After today, Walsh is sitting at 9/10 on field goal attempts and 9/10 on PATs. Out of a possible 37 offensive points attempted, Walsh has scored 33. This means Walsh has scored 90% of the points he has been asked to by Carroll. Previous to today, Walsh’s only miss was a kick in which the Seahawks were trailing. This attempt, as time expires against a division rival with some fairly serious playoff implications he nails it.
So far, this means Walsh has made all but one high pressure kick this season. While this doesn’t guarantee that he has exorcised his Vikings demons it certainly bodes well. This 48, and his 49-yard attempt later, were both longer than his 2017 long so far of 44, but Walsh’s career long still stands at 56.
Jon Ryan keeps on keeping on
Ryan makes difficult kicks look routine. He pinned LA within the 20 twice today, which means 10 total punts inside the 20 this season; that’s 35.7% of all of his punts (17th in the league). His 10 punts inside the 20 is good for 6th in the league. He now has 28 punts (tied for 2nd) for 1244 yards total (5th), 12 punts returned (16th) for 91 total punt return yards (15th) against Seattle. My only real complaint is that Ryan is being asked to kick 7 times a game on average. Whether the offense can turn more of these punts into points later in the season is the missing key to sustained success this season, in my opinion.
Final Take Away
Walsh is kicking field goals above his career average, partially because the Seahawks aren’t putting him in impossibly long kicking positions. But overall he has performed well.

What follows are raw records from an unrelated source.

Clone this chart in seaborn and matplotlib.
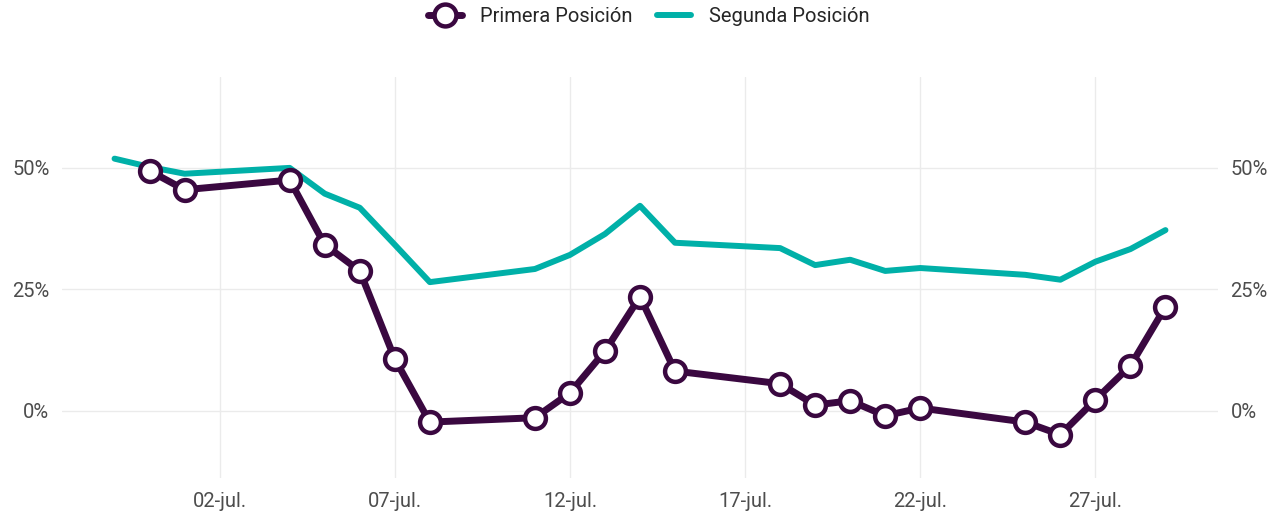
import pandas as pd
import numpy as np
import matplotlib
matplotlib.use('Agg')
import matplotlib.pyplot as plt
import matplotlib.dates as mdates
import seaborn as sns

# fechas y valores (%)
fechas_primera = ['2020-06-30', '2020-07-01', '2020-07-04', '2020-07-05', '2020-07-06',
                  '2020-07-07', '2020-07-08', '2020-07-11', '2020-07-12', '2020-07-13',
                  '2020-07-14', '2020-07-15', '2020-07-18', '2020-07-19', '2020-07-20',
                  '2020-07-21', '2020-07-22', '2020-07-25', '2020-07-26', '2020-07-27',
                  '2020-07-28', '2020-07-29']
primera = [49.4, 45.5, 47.5, 34.2, 28.8, 10.7, -2.3, -1.4, 3.7, 12.3, 23.5, 8.2,
           5.6, 1.2, 2.1, -1.0, 0.6, -2.3, -4.9, 2.3, 9.3, 21.4]

fechas_segunda = ['2020-06-29'] + fechas_primera
segunda = [51.9, 50.2, 48.8, 50.0, 44.7, 41.8, 34.2, 26.5, 29.2, 32.1, 36.4, 42.2,
           34.6, 33.5, 30.0, 31.1, 28.8, 29.4, 28.0, 27.0, 30.7, 33.3, 37.2]

tick_fechas = ['2020-07-02', '2020-07-07', '2020-07-12', '2020-07-17', '2020-07-22', '2020-07-27']
y_ticks = [0, 25, 50]

df1 = pd.DataFrame({'fecha': pd.to_datetime(fechas_primera), 'valor': primera})
df2 = pd.DataFrame({'fecha': pd.to_datetime(fechas_segunda), 'valor': segunda})

sns.set_style('white')
plt.rcParams['font.family'] = ['Roboto', 'DejaVu Sans']

purple = '#3a0840'
teal = '#00b0a8'

fig = plt.figure(figsize=(12.74, 5.13), dpi=100)
ax = fig.add_axes([62 / 1274, 35 / 513, (1218 - 62) / 1274, (478 - 77) / 513])

sns.lineplot(data=df2, x='fecha', y='valor', ax=ax, color=teal, linewidth=4.3,
             label='Segunda Posición', zorder=2)
sns.lineplot(data=df1, x='fecha', y='valor', ax=ax, color=purple, linewidth=5,
             marker='o', markersize=15, markerfacecolor='white',
             markeredgecolor=purple, markeredgewidth=3.2,
             label='Primera Posición', zorder=3)

ax.set_xlim(pd.Timestamp('2020-06-27 12:00'), pd.Timestamp('2020-07-30 12:00'))
ax.set_ylim(-13.8, 68.7)

ax.set_xticks(pd.to_datetime(tick_fechas))
ax.xaxis.set_major_formatter(plt.FuncFormatter(
    lambda v, p: f"{mdates.num2date(v).day:02d}-jul."))
ax.set_yticks(y_ticks)
ax.set_yticklabels([f"{t}%" for t in y_ticks])

ax.grid(True, color='#ebebeb', linewidth=1)
for s in ax.spines.values():
    s.set_visible(False)
ax.tick_params(axis='both', length=0, labelsize=14.5, colors='#4d4d4d')
ax.tick_params(axis='x', pad=10)
ax.tick_params(axis='y', pad=9, labelright=True)
ax.set_xlabel('')
ax.set_ylabel('')

handles, labels = ax.get_legend_handles_labels()
order = [1, 0]
fig.legend([handles[i] for i in order], [labels[i] for i in order],
           loc='center', bbox_to_anchor=(0.5 + 12 / 1274, 1 - 17 / 513), ncol=2,
           frameon=False, fontsize=14.5, handlelength=1.7, columnspacing=1.2,
           handletextpad=0.9, markerscale=1.05)
ax.get_legend().remove()

plt.savefig('out.png', dpi=100)
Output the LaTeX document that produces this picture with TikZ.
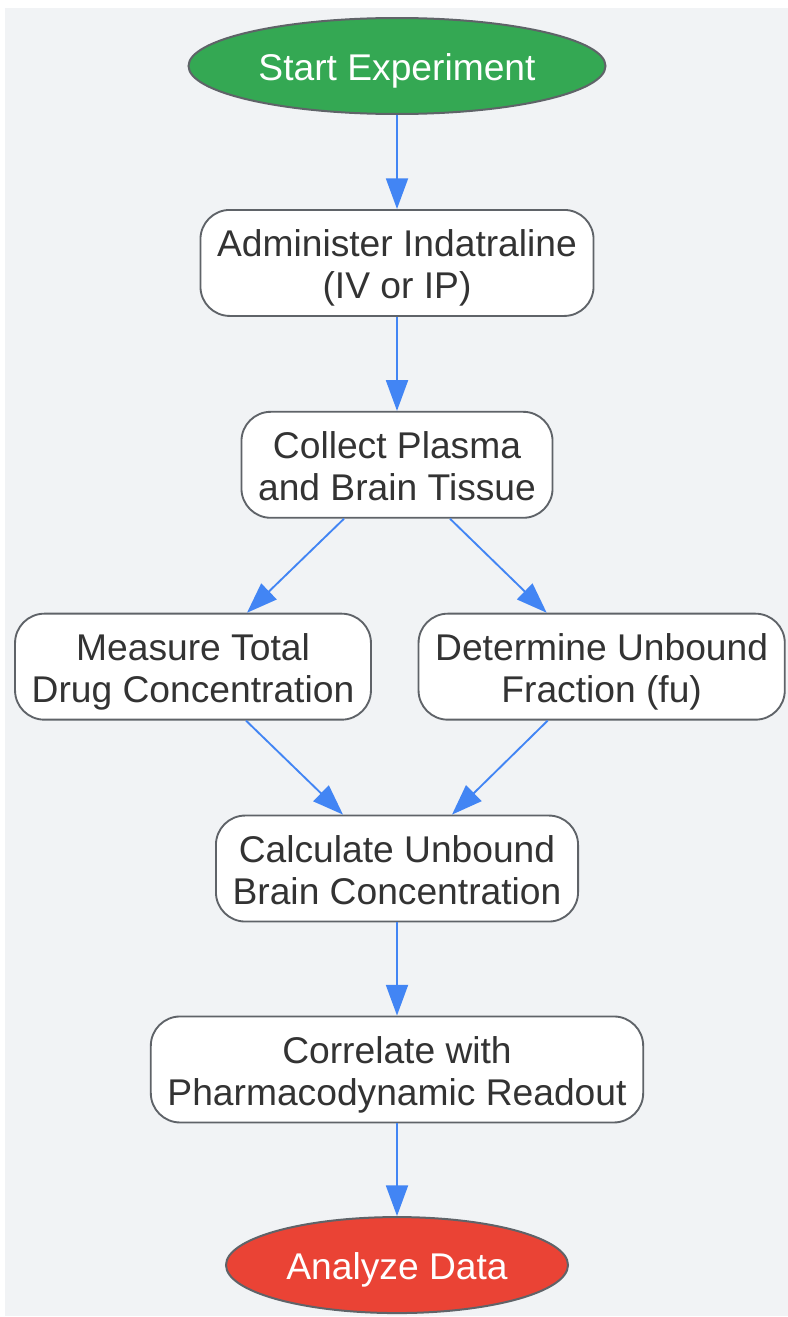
\documentclass[tikz,border=0pt]{standalone}
\usepackage{fontspec}
\setmainfont{Liberation Sans}
\usepackage{tikz}
\usetikzlibrary{arrows.meta,shapes.geometric,positioning,calc}
\definecolor{bgpanel}{HTML}{F1F3F5}
\definecolor{edgegray}{HTML}{5F6368}
\definecolor{linkblue}{HTML}{4285F4}
\definecolor{startgreen}{HTML}{34A853}
\definecolor{endred}{HTML}{EA4335}
\definecolor{txtdark}{HTML}{333333}

\begin{document}
\begin{tikzpicture}[x=0.75pt,y=0.75pt]
\tikzstyle{every node}=[font=\fontsize{27.9}{31.5}\selectfont, align=center]
\tikzstyle{terminal}=[ellipse, draw=edgegray, line width=1.5pt, text=white, minimum height=72pt, inner sep=0pt, execute at begin node={\rule[-6pt]{0pt}{34pt}}]
\tikzstyle{stepbox}=[rectangle, rounded corners=22pt, draw=edgegray, line width=1.4pt, fill=white, text=txtdark, minimum height=79.5pt, inner xsep=12.5pt, inner ysep=0pt, execute at begin node={\rule[-6pt]{0pt}{66pt}}]
\tikzstyle{link}=[draw=linkblue, line width=1.4pt, -{Triangle[length=23pt,width=16.5pt]}]

\useasboundingbox (0,0) rectangle (788,-1317);
\fill[bgpanel] (5,-8) rectangle (788,-1316);

\node[terminal, fill=startgreen, minimum width=312.75pt] (start) at (397,-66) {Start Experiment};
\node[stepbox, below=70.5pt of start] (administer) {Administer Indatraline\\(IV or IP)};
\node[stepbox, below=70.5pt of administer] (collect) {Collect Plasma\\and Brain Tissue};
\node[stepbox, below=70.5pt of collect, xshift=-153pt] (measure) {Measure Total\\Drug Concentration};
\node[stepbox, below=70.5pt of collect, xshift=153.5pt] (fraction) {Determine Unbound\\Fraction (fu)};
\node[stepbox, below=70.5pt of measure, xshift=153pt] (calculate) {Calculate Unbound\\Brain Concentration};
\node[stepbox, below=69.8pt of calculate] (correlate) {Correlate with\\Pharmacodynamic Readout};
\node[terminal, fill=endred, minimum width=256.5pt, below=69.5pt of correlate] (analyze) {Analyze Data};

\path[link] (start) -- (administer);
\path[link] (administer) -- (collect);
\path[link] ($(collect.south)+(-53,0)$) -- ($(measure.north)+(54,0)$);
\path[link] ($(collect.south)+(53,0)$) -- ($(fraction.north)+(-55,0)$);
\path[link] ($(measure.south)+(53,0)$) -- ($(calculate.north)+(-54,0)$);
\path[link] ($(fraction.south)+(-54,0)$) -- ($(calculate.north)+(55,0)$);
\path[link] (calculate) -- (correlate);
\path[link] (correlate) -- (analyze);
\end{tikzpicture}
\end{document}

Based on my first Kicker Consideration article, I said that if Walsh could kick field goals at 88% or better, his average if you exclude 2016, he would be a sound investment because Seattle would be losing less than a point per game on expected points while having a cap hit of about 1⁄3 that of Steven Hauschka.
I will forever love Hauschka, but coming into the bye week I think we can look back at the last 20 combined kick attempts by Walsh, realizing the Seahawks have come out almost exactly as expected. Hauschka has missed one field goal this year, so the point differential between Walsh and Hauschka on misses is one point. They essentially traded $3 million in cap space for .25 fewer points per game. These are exactly the kind of number games being a GM takes, shaving points for money here and there, and of course using those savings to sign key players.
So when I say I trust John Schneider, it’s not just because I’m a fan of the team. It’s because I’m a fan of math. And kickers.
A previous version of this article contained an error which has been corrected.